- Problem statement: Starting with the first line below, extract each line through the one that contains "1.3, interval: 0.1", inclusive, excluding pictures.

** START Task material **

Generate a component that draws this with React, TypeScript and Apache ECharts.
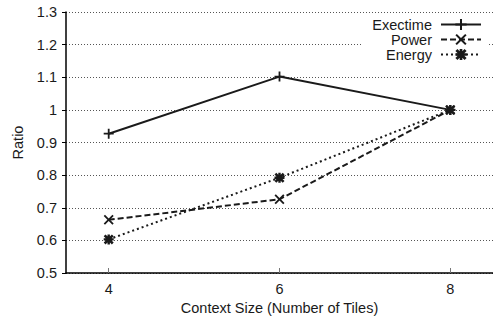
import React, { useEffect, useRef } from "react";
import * as echarts from "echarts";

const contextSizes = [4, 6, 8];
const exectime = [0.927, 1.102, 1.0];
const power = [0.663, 0.726, 1.0];
const energy = [0.603, 0.792, 1.0];
const yTicks = { min: 0.5, max: 1.3, interval: 0.1 };

const PLUS = "path://M4.1,0H5.9V4.1H10V5.9H5.9V10H4.1V5.9H0V4.1H4.1Z";
const CROSS =
  "path://M0,1.3L1.3,0L5,3.7L8.7,0L10,1.3L6.3,5L10,8.7L8.7,10L5,6.3L1.3,10L0,8.7L3.7,5Z";
const STAR =
  "path://M3.8,0H6.2V3.8H10V6.2H6.2V10H3.8V6.2H0V3.8H3.8Z M0,1.8L1.8,0L5,3.2L8.2,0L10,1.8L6.8,5L10,8.2L8.2,10L5,6.8L1.8,10L0,8.2L3.2,5Z";

const FONT = "Liberation Sans";
const INK = "#1a1a1a";
const FS = 14.5;

export default function App() {
  const ref = useRef<HTMLDivElement>(null);
  useEffect(() => {
    if (!ref.current) return;
    const chart = echarts.init(ref.current, null, { renderer: "svg" });
    const mk = (arr: number[]) => contextSizes.map((x, i) => [x, arr[i]]);
    chart.setOption({
      animation: false,
      backgroundColor: "#fff",
      textStyle: { fontFamily: FONT },
      grid: { left: 66, top: 12, bottom: 48, right: -8, containLabel: false },
      legend: {
        orient: "vertical",
        align: "right",
        right: 4,
        top: 14,
        padding: [3, 7, 3, 10],
        itemGap: 0,
        itemWidth: 40,
        itemHeight: 14,
        backgroundColor: "#fff",
        selectedMode: false,
        textStyle: {
          fontFamily: FONT,
          fontSize: FS,
          lineHeight: 14,
          color: INK,
          padding: [0, 4, 0, 0],
        },
        data: ["Exectime", "Power", "Energy"],
      },
      xAxis: {
        type: "value",
        min: 3.5,
        max: 8.5,
        name: "Context Size (Number of Tiles)",
        nameLocation: "middle",
        nameGap: 27,
        nameTextStyle: { fontFamily: FONT, fontSize: FS, color: INK },
        axisLine: { show: true, lineStyle: { color: "#000", width: 1.5 } },
        axisTick: {
          show: true,
          inside: true,
          length: 5,
          customValues: contextSizes,
          lineStyle: { color: "#777", width: 1 },
        },
        axisLabel: {
          customValues: contextSizes,
          fontFamily: FONT,
          fontSize: FS,
          color: INK,
          margin: 8,
        },
        splitLine: { show: false },
      },
      yAxis: {
        type: "value",
        min: yTicks.min,
        max: yTicks.max,
        interval: yTicks.interval,
        name: "Ratio",
        nameLocation: "middle",
        nameGap: 40,
        nameTextStyle: { fontFamily: FONT, fontSize: FS, color: INK },
        axisLine: { show: true, lineStyle: { color: "#000", width: 1.5 } },
        axisTick: { show: true, inside: false, length: 4, lineStyle: { color: "#000" } },
        axisLabel: {
          fontFamily: FONT,
          fontSize: FS,
          color: INK,
          margin: 9,
          formatter: (v: number) => String(Math.round(v * 10) / 10),
        },
        splitLine: {
          show: true,
          lineStyle: { color: "#555", type: [1, 2], width: 1 },
        },
      },
      series: [
        {
          name: "Exectime",
          type: "line",
          data: mk(exectime),
          symbol: PLUS,
          symbolSize: 10,
          color: INK,
          lineStyle: { color: INK, width: 2, type: "solid" },
          itemStyle: { color: INK },
        },
        {
          name: "Power",
          type: "line",
          data: mk(power),
          symbol: CROSS,
          symbolSize: 10,
          color: INK,
          lineStyle: { color: INK, width: 2, type: [6, 3] },
          itemStyle: { color: INK },
        },
        {
          name: "Energy",
          type: "line",
          data: mk(energy),
          symbol: STAR,
          symbolSize: 10,
          color: INK,
          lineStyle: { color: INK, width: 2, type: [2, 3] },
          itemStyle: { color: INK },
        },
      ],
    });
    return () => chart.dispose();
  }, []);
  return <div ref={ref} style={{ width: 493, height: 321, position: "absolute", left: 0, top: 0 }} />;
}
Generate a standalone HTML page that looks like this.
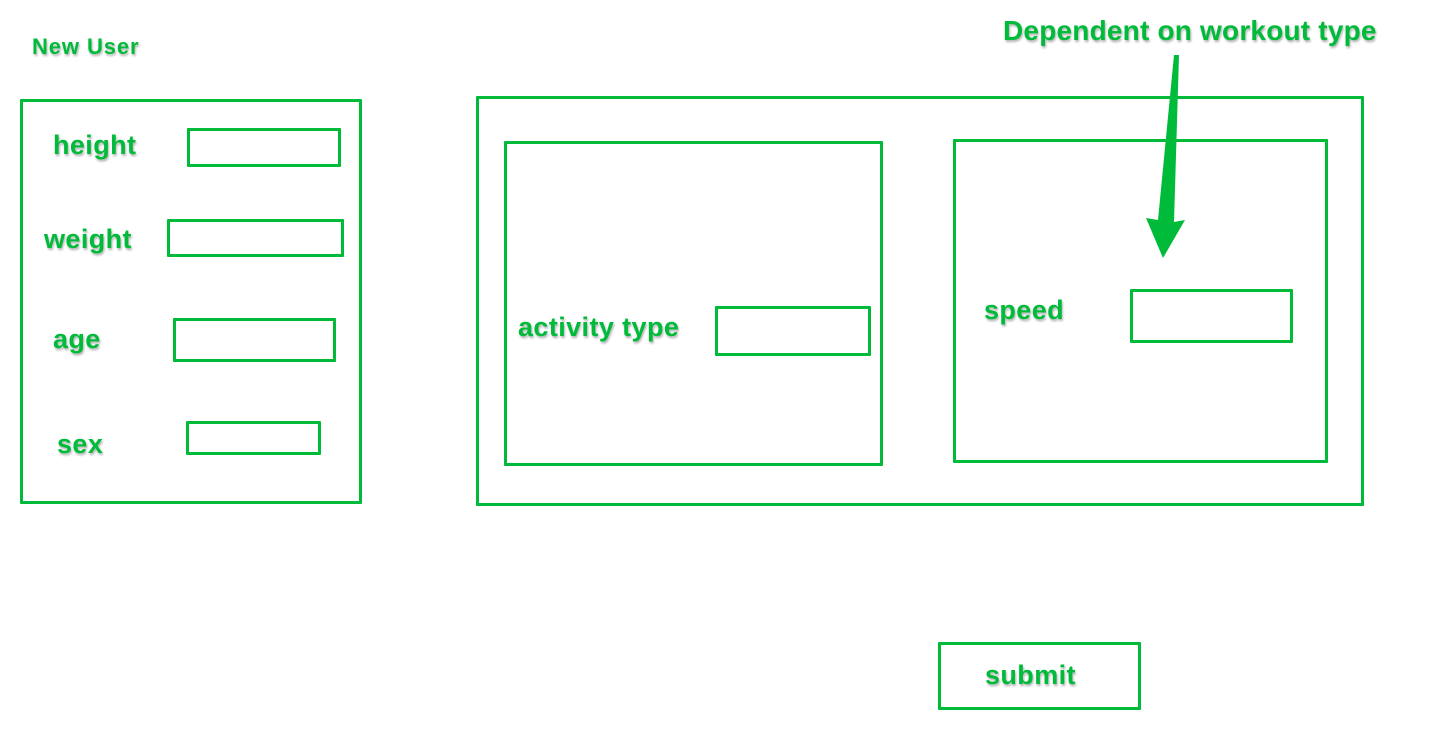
<!DOCTYPE html>
<html><head><style>
body{margin:0;width:1440px;height:747px;background:#fff;position:relative;overflow:hidden;font-family:"Liberation Sans",sans-serif}
.b{position:absolute;border:3px solid #00bb3a;box-sizing:border-box;border-radius:1px}
.t{position:absolute;color:#00bb3a;font-weight:bold;font-size:26px;letter-spacing:0.4px;line-height:1;white-space:nowrap;text-shadow:1px 2px 2px rgba(0,0,0,0.3)}
</style></head><body>
<div class="t" style="left:32px;top:36px;font-size:22px;letter-spacing:0.9px">New User</div>
<div class="b" style="left:20px;top:99px;width:342px;height:405px"></div>
<div class="t" style="left:53px;top:132px;font-size:27px">height</div>
<div class="b" style="left:187px;top:128px;width:154px;height:39px"></div>
<div class="t" style="left:44px;top:226px;font-size:27px">weight</div>
<div class="b" style="left:167px;top:219px;width:177px;height:38px"></div>
<div class="t" style="left:53px;top:326px;font-size:27px">age</div>
<div class="b" style="left:173px;top:318px;width:163px;height:44px"></div>
<div class="t" style="left:57px;top:431px;font-size:27px">sex</div>
<div class="b" style="left:186px;top:421px;width:135px;height:34px"></div>

<div class="b" style="left:476px;top:96px;width:888px;height:410px"></div>
<div class="b" style="left:504px;top:141px;width:379px;height:325px"></div>
<div class="t" style="left:518px;top:314px;font-size:27px">activity type</div>
<div class="b" style="left:715px;top:306px;width:156px;height:50px"></div>
<div class="b" style="left:953px;top:139px;width:375px;height:324px"></div>
<div class="t" style="left:984px;top:297px;font-size:27px">speed</div>
<div class="b" style="left:1130px;top:289px;width:163px;height:54px"></div>

<div class="t" style="left:1003px;top:17px;font-size:28px;letter-spacing:0.2px">Dependent on workout type</div>
<svg style="position:absolute;left:0;top:0" width="1440" height="747">
<polygon points="1174,55 1179,55 1174,222 1185,220 1163,258 1146,218 1158,220" fill="#00bb3a"/>
</svg>

<div class="b" style="left:938px;top:642px;width:203px;height:68px"></div>
<div class="t" style="left:985px;top:662px;font-size:27px">submit</div>
</body></html>
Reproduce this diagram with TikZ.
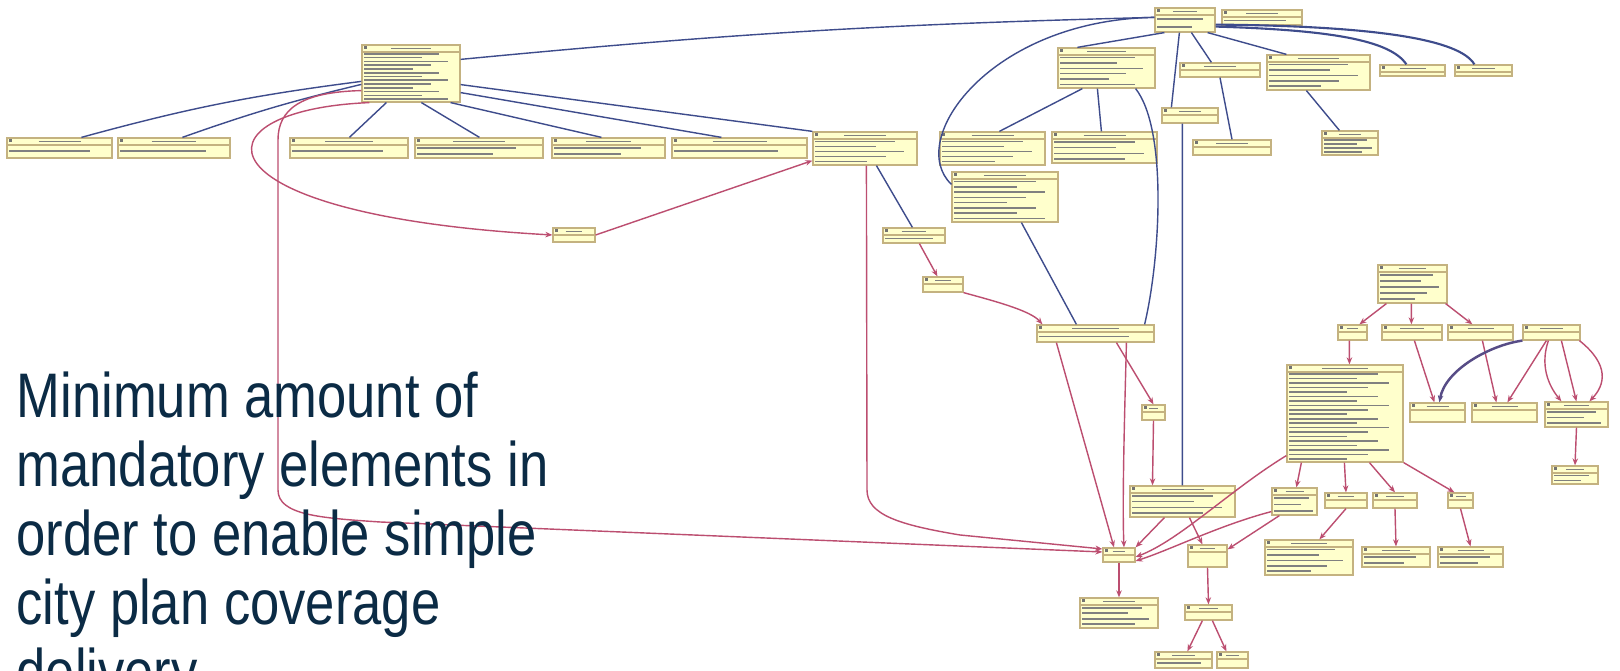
\documentclass[tikz,border=0pt]{standalone}
\usepackage{fontspec}
\newfontfamily\slidefont[FakeStretch=0.835]{Liberation Sans}
\usetikzlibrary{calc,fit,arrows.meta}
\definecolor{slideblue}{RGB}{11,43,69}
\definecolor{clsfill}{RGB}{255,255,204}
\definecolor{clsdraw}{RGB}{196,178,128}
\definecolor{assocblue}{RGB}{62,76,140}
\definecolor{assocred}{RGB}{188,78,112}
\tikzset{
  umlcls/.style={draw=clsdraw, fill=clsfill, line width=0.35pt, inner sep=0pt},
  txtline/.style={draw=black!50, line width=0.45pt},
  blueedge/.style={draw=assocblue, line width=0.4pt},
  rededge/.style={draw=assocred, line width=0.4pt, -{Stealth[length=0.7mm,width=0.55mm]}},
  slidetext/.style={text=slideblue, font=\slidefont\fontsize{17.9}{19.6}\selectfont, inner sep=0pt, anchor=base west}
}
% class box: name, x1, y1, x2, y2, number of attribute lines
\newcommand{\umlclass}[6]{%
  \node[umlcls, fit={(#2,#3) (#4,#5)}] (#1) {};
  \draw[clsdraw, line width=0.3pt] (#2,#3+7) -- (#4,#3+7);
  \fill[black!55] (#2+1.5,#3+1.5) rectangle ++(3,3);
  \draw[txtline] ({(#2+#4)/2-(#4-#2)*0.2},#3+3.7) -- ({(#2+#4)/2+(#4-#2)*0.2},#3+3.7);
  \ifnum#6>0
    \foreach \i in {1,...,#6} {
      \pgfmathsetmacro\yy{#3+7+(\i-0.5)*(#5-#3-8)/#6}
      \pgfmathsetmacro\ll{(#4-#2)*(0.5+0.09*mod(\i*3,5))}
      \draw[txtline] (#2+2,\yy) -- ++(\ll,0);
    }
  \fi
}

\begin{document}
\begin{tikzpicture}[x=0.01cm,y=-0.01cm]
  \useasboundingbox (0,0) rectangle (1620,671);
  \fill[white] (0,0) rectangle (1620,671);

  %%%%% CLASSES %%%%%
  \umlclass{site}{362}{45}{460}{102}{13}
  \umlclass{buildarea}{7}{138}{112}{158}{1}
  \umlclass{landuse}{118}{138}{230}{158}{1}
  \umlclass{greenzone}{290}{138}{408}{158}{1}
  \umlclass{infrazone}{415}{138}{543}{158}{2}
  \umlclass{heritage}{552}{138}{665}{158}{2}
  \umlclass{riskzone}{672}{138}{807}{158}{1}
  \umlclass{docref}{813}{132}{917}{165}{5}
  \umlclass{stakeholder}{553}{228}{595}{242}{0}

  \umlclass{planobject}{1155}{8}{1215}{32}{2}
  \umlclass{codeset}{1222}{10}{1302}{25}{1}
  \umlclass{regulation}{1058}{48}{1155}{88}{6}
  \umlclass{boundary}{1180}{63}{1260}{77}{0}
  \umlclass{planmeasure}{1267}{55}{1370}{90}{5}
  \umlclass{extinfo}{1380}{65}{1445}{76}{0}
  \umlclass{extlink}{1455}{65}{1512}{76}{0}
  \umlclass{areareg}{940}{132}{1045}{165}{5}
  \umlclass{linereg}{1052}{132}{1157}{163}{4}
  \umlclass{planreg}{952}{172}{1058}{222}{8}
  \umlclass{function}{1162}{108}{1218}{123}{0}
  \umlclass{boundline}{1193}{140}{1271}{155}{0}
  \umlclass{measurearea}{1322}{131}{1378}{155}{4}

  \umlclass{contact}{883}{228}{945}{243}{1}
  \umlclass{controle}{923}{277}{963}{292}{0}
  \umlclass{orgunit}{1037}{325}{1154}{342}{1}
  \umlclass{linkpt}{1142}{405}{1165}{420}{0}

  \umlclass{codelist}{1378}{265}{1447}{303}{5}
  \umlclass{layer}{1338}{325}{1367}{340}{0}
  \umlclass{typegroup}{1382}{325}{1442}{340}{0}
  \umlclass{kindgroup}{1448}{325}{1513}{340}{0}
  \umlclass{valuegroup}{1523}{325}{1580}{340}{0}
  \umlclass{feature}{1287}{365}{1403}{462}{20}
  \umlclass{typevalue}{1410}{403}{1465}{422}{0}
  \umlclass{kindvalue}{1472}{403}{1537}{422}{0}
  \umlclass{valuedef}{1545}{402}{1608}{427}{3}
  \umlclass{valueunit}{1552}{466}{1598}{484}{2}

  \umlclass{planlink}{1130}{486}{1235}{517}{4}
  \umlclass{geometry}{1272}{488}{1317}{515}{3}
  \umlclass{surface}{1325}{493}{1367}{508}{0}
  \umlclass{curve}{1373}{493}{1417}{508}{0}
  \umlclass{point}{1448}{493}{1473}{508}{0}
  \umlclass{location}{1103}{548}{1135}{562}{0}
  \umlclass{localref}{1188}{545}{1227}{567}{0}
  \umlclass{polygon}{1265}{540}{1353}{575}{5}
  \umlclass{polyline}{1362}{547}{1430}{567}{2}
  \umlclass{coord}{1438}{547}{1503}{567}{2}
  \umlclass{address}{1080}{598}{1158}{628}{4}
  \umlclass{refsystem}{1185}{605}{1232}{620}{0}
  \umlclass{crsname}{1155}{652}{1212}{668}{1}
  \umlclass{crscode}{1217}{652}{1248}{668}{0}

  %%%%% BLUE LINKS %%%%%
  \draw[blueedge] ([xshift=7.5mm]buildarea.north west) to[bend left=4] ([yshift=-3.7mm]site.north west);
  \draw[blueedge] ([xshift=6.5mm]landuse.north west) to[bend left=3] ([yshift=-4mm]site.north west);
  \draw[blueedge] ([xshift=2.5mm]site.south west) -- ([xshift=6mm]greenzone.north west);
  \draw[blueedge] ([xshift=6mm]site.south west) -- ([xshift=6.5mm]infrazone.north west);
  \draw[blueedge] ([xshift=-1mm]site.south east) -- ([xshift=5mm]heritage.north west);
  \draw[blueedge] ([yshift=1mm]site.south east) -- ([xshift=5mm]riskzone.north west);
  \draw[blueedge] ([yshift=1.8mm]site.south east) -- (docref.north west);
  \draw[blueedge] ([yshift=-1.5mm]site.north east) to[bend left=2] ([yshift=-1mm]planobject.north west);

  \draw[blueedge] ([xshift=1mm]planobject.south west) -- ([xshift=2mm]regulation.north west);
  \draw[blueedge] ([xshift=2.5mm]planobject.south west) -- ([xshift=1mm]function.north west);
  \draw[blueedge] ([xshift=3.7mm]planobject.south west) -- ([xshift=3.2mm]boundary.north west);
  \draw[blueedge] ([xshift=-0.8mm]planobject.south east) -- ([xshift=2mm]planmeasure.north west);
  \draw[blueedge, line width=0.6pt] ([yshift=0.6mm]planobject.south east) .. controls (1330,30) and (1390,40) .. ([xshift=2.7mm]extinfo.north west);
  \draw[blueedge, line width=0.6pt] ([yshift=0.8mm]planobject.south east) .. controls (1380,26) and (1460,40) .. ([xshift=2mm]extlink.north west);
  \draw[blueedge] ([yshift=-1mm]planobject.north west) .. controls (990,20) and (905,140) .. ([yshift=-1.3mm]planreg.north west);

  \draw[blueedge] ([xshift=2.5mm]regulation.south west) -- ([xshift=6mm]areareg.north west);
  \draw[blueedge] ([xshift=4mm]regulation.south west) -- ([xshift=5mm]linereg.north west);
  \draw[blueedge] ([xshift=-2mm]regulation.south east) .. controls (1168,130) and (1160,260) .. ([xshift=-1mm]orgunit.north east);
  \draw[blueedge] ([xshift=7mm]planreg.south west) -- ([xshift=4mm]orgunit.north west);
  \draw[blueedge] ([xshift=2.1mm]function.south west) -- ([xshift=5.3mm]planlink.north west);
  \draw[blueedge] (boundary.south) -- (boundline.north);
  \draw[blueedge] ([xshift=4mm]planmeasure.south west) -- ([xshift=1.8mm]measurearea.north west);
  \draw[blueedge] ([xshift=6.4mm]docref.south west) -- ([xshift=3mm]contact.north west);

  %%%%% RED LINKS %%%%%
  \draw[rededge] ([xshift=0.8mm]site.south west) .. controls (190,110) and (190,215) .. (stakeholder.west);
  \draw[rededge] (stakeholder.east) -- ([yshift=0.5mm]docref.south west);
  \draw[rededge] ([yshift=1.2mm]site.south west) .. controls (300,92) and (278,110) .. (278,140) -- (278,490) .. controls (278,515) and (320,518) .. (380,522) -- ([yshift=0.3mm]location.west);
  \draw[rededge] ([xshift=5.4mm]docref.south west) -- (867,490) .. controls (867,515) and (900,525) .. (960,535) -- ([yshift=0.6mm]location.west);
  \draw[rededge] ([xshift=3.7mm]contact.south west) -- ([xshift=1.5mm]controle.north west);
  \draw[rededge] (controle.south east) .. controls (990,300) and (1030,310) .. ([xshift=0.6mm]orgunit.north west);
  \draw[rededge] ([xshift=2mm]orgunit.south west) -- ([xshift=-0.5mm]location.north);
  \draw[rededge] ([xshift=9mm]orgunit.south west) .. controls (1125,400) and (1122,500) .. ([xshift=0.5mm]location.north);
  \draw[rededge] ([xshift=8mm]orgunit.south west) -- (linkpt.north);
  \draw[rededge] (linkpt.south) -- ([xshift=-3mm]planlink.north);
  \draw[rededge] ([xshift=3.5mm]planlink.south west) -- (location.north east);
  \draw[rededge] ([xshift=6mm]planlink.south west) -- ([xshift=1.5mm]localref.north west);
  \draw[rededge] ([yshift=0.7mm]feature.south west) .. controls (1230,490) and (1180,540) .. ([yshift=-0.2mm]location.east);
  \draw[rededge] ([yshift=0.4mm]geometry.south west) .. controls (1220,525) and (1170,550) .. ([yshift=-0.6mm]location.east);
  \draw[rededge] ([xshift=0.8mm]geometry.south west) -- ([yshift=-0.5mm]localref.north east);
  \draw[rededge] ([xshift=1.5mm]feature.south west) -- ([xshift=2.5mm]geometry.north west);
  \draw[rededge] ([xshift=5.8mm]feature.south west) -- (surface.north);
  \draw[rededge] ([xshift=8.3mm]feature.south west) -- (curve.north);
  \draw[rededge] (feature.south east) -- ([xshift=0.7mm]point.north west);
  \draw[rededge] (surface.south) -- ([xshift=5.5mm]polygon.north west);
  \draw[rededge] (curve.south) -- (polyline.north);
  \draw[rededge] (point.south) -- (coord.north);
  \draw[rededge] (location.south) -- (address.north);
  \draw[rededge] (localref.south) -- (refsystem.north);
  \draw[rededge] ([xshift=1.8mm]refsystem.south west) -- ([xshift=3.3mm]crsname.north west);
  \draw[rededge] ([xshift=2.8mm]refsystem.south west) -- ([xshift=1mm]crscode.north west);

  \draw[rededge] ([xshift=0.9mm]codelist.south west) -- ([xshift=2.2mm]layer.north west);
  \draw[rededge] ([xshift=3.4mm]codelist.south west) -- ([xshift=3mm]typegroup.north west);
  \draw[rededge] ([xshift=-0.2mm]codelist.south east) -- ([xshift=2.5mm]kindgroup.north west);
  \draw[rededge] ([xshift=1.2mm]layer.south west) -- ([xshift=6.3mm]feature.north west);
  \draw[rededge] ([xshift=3.3mm]typegroup.south west) -- ([xshift=2.5mm]typevalue.north west);
  \draw[rededge] ([xshift=3.5mm]kindgroup.south west) -- ([xshift=2.5mm]kindvalue.north west);
  \draw[rededge, draw=assocblue!80!assocred, line width=0.7pt] (valuegroup.south west) .. controls (1490,345) and (1445,370) .. ([xshift=3mm]typevalue.north west);
  \draw[rededge] ([xshift=2.4mm]valuegroup.south west) -- ([xshift=3.6mm]kindvalue.north west);
  \draw[rededge] ([xshift=2.6mm]valuegroup.south west) .. controls (1540,365) and (1548,385) .. ([xshift=1.7mm]valuedef.north west);
  \draw[rededge] ([xshift=3.9mm]valuegroup.south west) -- ([xshift=3.2mm]valuedef.north west);
  \draw[rededge] ([xshift=5.7mm]valuegroup.south west) .. controls (1610,365) and (1605,385) .. ([xshift=4.5mm]valuedef.north west);
  \draw[rededge] (valuedef.south) -- (valueunit.north);

  %%%%% TITLE %%%%%
  \foreach \txt [count=\k] in {Minimum amount of, mandatory elements in, order to enable simple, city plan coverage, delivery}
    \node[slidetext] (title\k) at (16,{418+69*(\k-1)}) {\txt};
\end{tikzpicture}
\end{document}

** END Task material **

- Answer for this exercise:
Generate a component that draws this with React, TypeScript and Apache ECharts.
import React, { useEffect, useRef } from "react";
import * as echarts from "echarts";

const contextSizes = [4, 6, 8];
const exectime = [0.927, 1.102, 1.0];
const power = [0.663, 0.726, 1.0];
const energy = [0.603, 0.792, 1.0];
const yTicks = { min: 0.5, max: 1.3, interval: 0.1 };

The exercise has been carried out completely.